-- Material start --

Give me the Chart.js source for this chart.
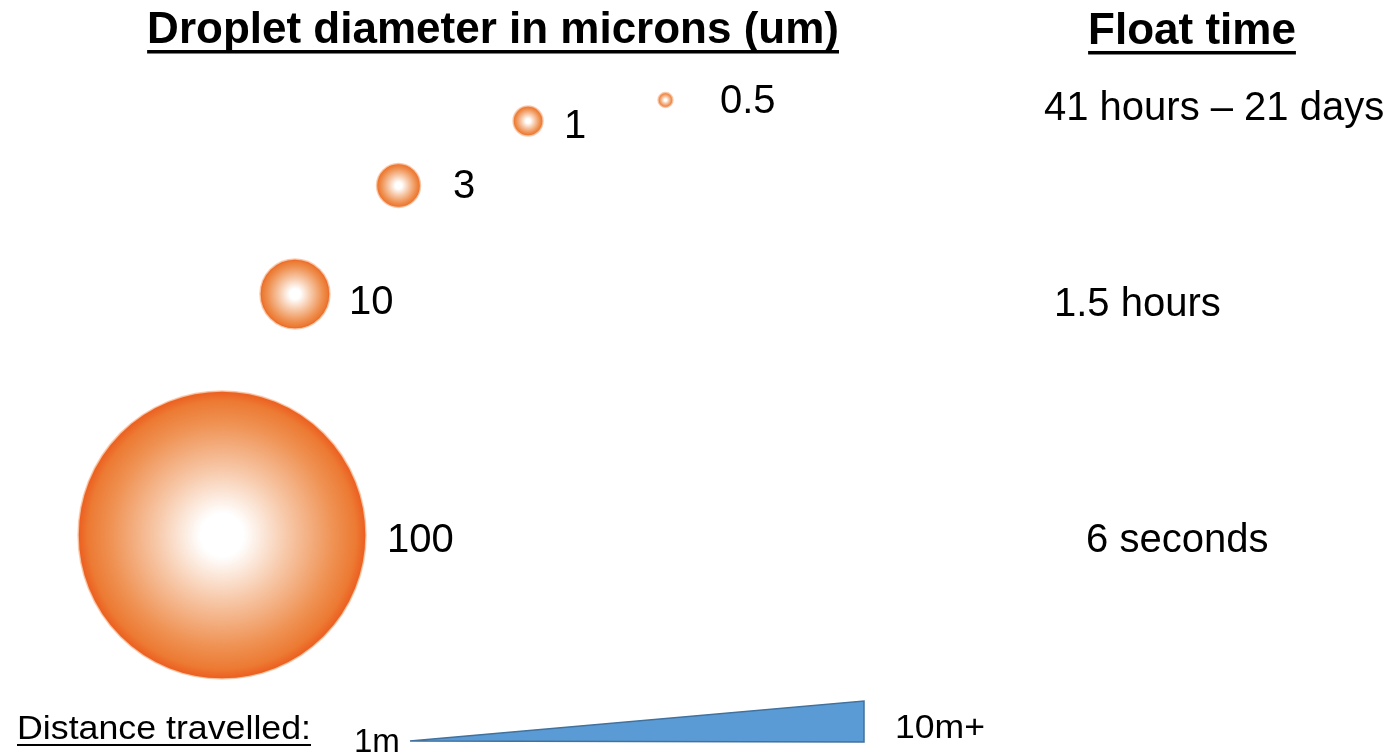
<!DOCTYPE html>
<html>
<head>
<meta charset="utf-8">
<title>Droplet size and float time</title>
<script src="https://cdn.jsdelivr.net/npm/chart.js@4.4.1/dist/chart.umd.min.js"></script>
<style>
  html, body { margin: 0; padding: 0; background: #ffffff; }
  #wrap { width: 1394px; height: 752px; position: relative; }
</style>
</head>
<body>
<div id="wrap"><canvas id="c"></canvas></div>
<script>
// ---- values ----
const diameters = [100, 10, 3, 1, 0.5];                 // droplet diameter, microns
const diameterLabels = ['100', '10', '3', '1', '0.5'];
const floatTimes = ['6 seconds', '1.5 hours', '41 hours – 21 days'];
const distanceLabels = ['1m', '10m+'];
const headings = ['Droplet diameter in microns (um)', 'Float time'];
const distanceCaption = 'Distance travelled:';

// ---- layout (percent of the drawing area; x from the left, y from the top) ----
const bubbleAt = [[15.93, 71.14], [21.16, 39.10], [28.59, 24.67], [37.88, 16.09], [47.74, 13.30]];
const bubbleRadius = [144, 35, 22, 15, 7.5];
const diameterLabelAt = [[27.76, 73.40], [25.04, 41.76], [32.50, 26.33], [40.46, 18.35], [51.65, 15.03]];
const floatTimeAt = [[77.91, 73.40], [75.61, 42.02], [74.89, 16.02]];
const headingAt = [[35.37, 5.72], [85.51, 5.85]];
const captionAt = [1.22, 98.27];
const distanceLabelAt = [[25.39, 100.0], [64.20, 98.14]];
const wedgeAt = [[29.41, 98.54], [61.98, 93.22], [61.98, 98.67], [29.41, 98.54]];

const FONT = '"Liberation Sans", Arial, Helvetica, sans-serif';

// Radial shading for each droplet: white core fading to orange at the rim
function dropletFill(ctx) {
  if (ctx.type !== 'data') return '#ed7d31';
  const chart = ctx.chart;
  const i = ctx.dataIndex;
  const xs = chart.scales.x, ys = chart.scales.y;
  if (!xs || !ys) return '#ed7d31';
  const cx = xs.getPixelForValue(bubbleAt[i][0]);
  const cy = ys.getPixelForValue(bubbleAt[i][1]);
  const r = bubbleRadius[i];
  if (!isFinite(cx) || !isFinite(cy) || !(xs.width > 0) || !(ys.height > 0)) return '#ed7d31';
  const g = chart.ctx.createRadialGradient(cx, cy, 0, cx, cy, r);
  g.addColorStop(0.00, '#ffffff');
  g.addColorStop(0.15, '#ffffff');
  g.addColorStop(0.45, '#f7c9aa');
  g.addColorStop(0.78, '#ef9152');
  g.addColorStop(0.93, '#ec7a33');
  g.addColorStop(1.00, '#ec5d1e');
  return g;
}

function drawText(ctx, text, x, y, opt) {
  ctx.save();
  ctx.font = opt.font;
  ctx.fillStyle = '#000000';
  ctx.textBaseline = 'alphabetic';
  ctx.textAlign = 'left';
  const w = ctx.measureText(text).width;
  const sx = opt.width ? opt.width / w : 1;
  const drawnW = w * sx;
  let left = x;
  if (opt.align === 'center') left = x - drawnW / 2;
  ctx.translate(left, y);
  ctx.scale(sx, 1);
  ctx.fillText(text, 0, 0);
  ctx.restore();
  if (opt.underline) {
    ctx.save();
    ctx.fillStyle = '#000000';
    ctx.fillRect(left, y + opt.underline.offset, drawnW, opt.underline.thickness);
    ctx.restore();
  }
}

const textPlugin = {
  id: 'dropletText',
  afterDraw(chart) {
    const ctx = chart.ctx;
    const X = v => chart.scales.x.getPixelForValue(v);
    const Y = v => chart.scales.y.getPixelForValue(v);

    headings.forEach((t, i) => {
      drawText(ctx, t, X(headingAt[i][0]), Y(headingAt[i][1]), {
        font: 'bold 44px ' + FONT, align: 'center',
        underline: { offset: 7, thickness: 3.5 }
      });
    });

    diameterLabels.forEach((t, i) => {
      drawText(ctx, t, X(diameterLabelAt[i][0]), Y(diameterLabelAt[i][1]), { font: '40px ' + FONT });
    });

    floatTimes.forEach((t, i) => {
      drawText(ctx, t, X(floatTimeAt[i][0]), Y(floatTimeAt[i][1]), { font: '40px ' + FONT });
    });

    drawText(ctx, distanceCaption, X(captionAt[0]), Y(captionAt[1]), {
      font: '33px ' + FONT, width: 294,
      underline: { offset: 5, thickness: 2 }
    });
    drawText(ctx, distanceLabels[0], X(distanceLabelAt[0][0]), Y(distanceLabelAt[0][1]), { font: '33px ' + FONT, width: 46 });
    drawText(ctx, distanceLabels[1], X(distanceLabelAt[1][0]), Y(distanceLabelAt[1][1]), { font: '33px ' + FONT, width: 90 });
  }
};

new Chart(document.getElementById('c'), {
  type: 'bubble',
  data: {
    datasets: [
      {
        type: 'bubble',
        label: 'Droplet diameter (um)',
        data: diameters.map((d, i) => ({ x: bubbleAt[i][0], y: bubbleAt[i][1], r: bubbleRadius[i], d })),
        backgroundColor: dropletFill,
        borderColor: 'rgba(248, 200, 168, 0.85)',
        borderWidth: 1.5,
        hoverRadius: 0,
        clip: false
      },
      {
        type: 'line',
        label: 'Distance travelled',
        data: wedgeAt.map(([x, y]) => ({ x, y })),
        fill: 'shape',
        backgroundColor: '#5b9bd5',
        borderColor: '#41719c',
        borderWidth: 1.5,
        pointRadius: 0,
        tension: 0,
        clip: false
      }
    ]
  },
  options: {
    responsive: true,
    maintainAspectRatio: false,
    animation: false,
    events: [],
    layout: { padding: 0, autoPadding: false },
    plugins: { legend: { display: false }, tooltip: { enabled: false } },
    scales: {
      x: { type: 'linear', min: 0, max: 100, display: false },
      y: { type: 'linear', min: 0, max: 100, reverse: true, display: false }
    }
  },
  plugins: [textPlugin]
});
</script>
</body>
</html>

-- Material end --

Quote the data above in full, leaving out the pictures it holds.

Give me the Chart.js source for this chart.
<!DOCTYPE html>
<html>
<head>
<meta charset="utf-8">
<title>Droplet size and float time</title>
<script src="https://cdn.jsdelivr.net/npm/chart.js@4.4.1/dist/chart.umd.min.js"></script>
<style>
  html, body { margin: 0; padding: 0; background: #ffffff; }
  #wrap { width: 1394px; height: 752px; position: relative; }
</style>
</head>
<body>
<div id="wrap"><canvas id="c"></canvas></div>
<script>
// ---- values ----
const diameters = [100, 10, 3, 1, 0.5];                 // droplet diameter, microns
const diameterLabels = ['100', '10', '3', '1', '0.5'];
const floatTimes = ['6 seconds', '1.5 hours', '41 hours – 21 days'];
const distanceLabels = ['1m', '10m+'];
const headings = ['Droplet diameter in microns (um)', 'Float time'];
const distanceCaption = 'Distance travelled:';

// ---- layout (percent of the drawing area; x from the left, y from the top) ----
const bubbleAt = [[15.93, 71.14], [21.16, 39.10], [28.59, 24.67], [37.88, 16.09], [47.74, 13.30]];
const bubbleRadius = [144, 35, 22, 15, 7.5];
const diameterLabelAt = [[27.76, 73.40], [25.04, 41.76], [32.50, 26.33], [40.46, 18.35], [51.65, 15.03]];
const floatTimeAt = [[77.91, 73.40], [75.61, 42.02], [74.89, 16.02]];
const headingAt = [[35.37, 5.72], [85.51, 5.85]];
const captionAt = [1.22, 98.27];
const distanceLabelAt = [[25.39, 100.0], [64.20, 98.14]];
const wedgeAt = [[29.41, 98.54], [61.98, 93.22], [61.98, 98.67], [29.41, 98.54]];

const FONT = '"Liberation Sans", Arial, Helvetica, sans-serif';

// Radial shading for each droplet: white core fading to orange at the rim
function dropletFill(ctx) {
  if (ctx.type !== 'data') return '#ed7d31';
  const chart = ctx.chart;
  const i = ctx.dataIndex;
  const xs = chart.scales.x, ys = chart.scales.y;
  if (!xs || !ys) return '#ed7d31';
  const cx = xs.getPixelForValue(bubbleAt[i][0]);
  const cy = ys.getPixelForValue(bubbleAt[i][1]);
  const r = bubbleRadius[i];
  if (!isFinite(cx) || !isFinite(cy) || !(xs.width > 0) || !(ys.height > 0)) return '#ed7d31';
  const g = chart.ctx.createRadialGradient(cx, cy, 0, cx, cy, r);
  g.addColorStop(0.00, '#ffffff');
  g.addColorStop(0.15, '#ffffff');
  g.addColorStop(0.45, '#f7c9aa');
  g.addColorStop(0.78, '#ef9152');
  g.addColorStop(0.93, '#ec7a33');
  g.addColorStop(1.00, '#ec5d1e');
  return g;
}

function drawText(ctx, text, x, y, opt) {
  ctx.save();
  ctx.font = opt.font;
  ctx.fillStyle = '#000000';
  ctx.textBaseline = 'alphabetic';
  ctx.textAlign = 'left';
  const w = ctx.measureText(text).width;
  const sx = opt.width ? opt.width / w : 1;
  const drawnW = w * sx;
  let left = x;
  if (opt.align === 'center') left = x - drawnW / 2;
  ctx.translate(left, y);
  ctx.scale(sx, 1);
  ctx.fillText(text, 0, 0);
  ctx.restore();
  if (opt.underline) {
    ctx.save();
    ctx.fillStyle = '#000000';
    ctx.fillRect(left, y + opt.underline.offset, drawnW, opt.underline.thickness);
    ctx.restore();
  }
}

const textPlugin = {
  id: 'dropletText',
  afterDraw(chart) {
    const ctx = chart.ctx;
    const X = v => chart.scales.x.getPixelForValue(v);
    const Y = v => chart.scales.y.getPixelForValue(v);

    headings.forEach((t, i) => {
      drawText(ctx, t, X(headingAt[i][0]), Y(headingAt[i][1]), {
        font: 'bold 44px ' + FONT, align: 'center',
        underline: { offset: 7, thickness: 3.5 }
      });
    });

    diameterLabels.forEach((t, i) => {
      drawText(ctx, t, X(diameterLabelAt[i][0]), Y(diameterLabelAt[i][1]), { font: '40px ' + FONT });
    });

    floatTimes.forEach((t, i) => {
      drawText(ctx, t, X(floatTimeAt[i][0]), Y(floatTimeAt[i][1]), { font: '40px ' + FONT });
    });

    drawText(ctx, distanceCaption, X(captionAt[0]), Y(captionAt[1]), {
      font: '33px ' + FONT, width: 294,
      underline: { offset: 5, thickness: 2 }
    });
    drawText(ctx, distanceLabels[0], X(distanceLabelAt[0][0]), Y(distanceLabelAt[0][1]), { font: '33px ' + FONT, width: 46 });
    drawText(ctx, distanceLabels[1], X(distanceLabelAt[1][0]), Y(distanceLabelAt[1][1]), { font: '33px ' + FONT, width: 90 });
  }
};

new Chart(document.getElementById('c'), {
  type: 'bubble',
  data: {
    datasets: [
      {
        type: 'bubble',
        label: 'Droplet diameter (um)',
        data: diameters.map((d, i) => ({ x: bubbleAt[i][0], y: bubbleAt[i][1], r: bubbleRadius[i], d })),
        backgroundColor: dropletFill,
        borderColor: 'rgba(248, 200, 168, 0.85)',
        borderWidth: 1.5,
        hoverRadius: 0,
        clip: false
      },
      {
        type: 'line',
        label: 'Distance travelled',
        data: wedgeAt.map(([x, y]) => ({ x, y })),
        fill: 'shape',
        backgroundColor: '#5b9bd5',
        borderColor: '#41719c',
        borderWidth: 1.5,
        pointRadius: 0,
        tension: 0,
        clip: false
      }
    ]
  },
  options: {
    responsive: true,
    maintainAspectRatio: false,
    animation: false,
    events: [],
    layout: { padding: 0, autoPadding: false },
    plugins: { legend: { display: false }, tooltip: { enabled: false } },
    scales: {
      x: { type: 'linear', min: 0, max: 100, display: false },
      y: { type: 'linear', min: 0, max: 100, reverse: true, display: false }
    }
  },
  plugins: [textPlugin]
});
</script>
</body>
</html>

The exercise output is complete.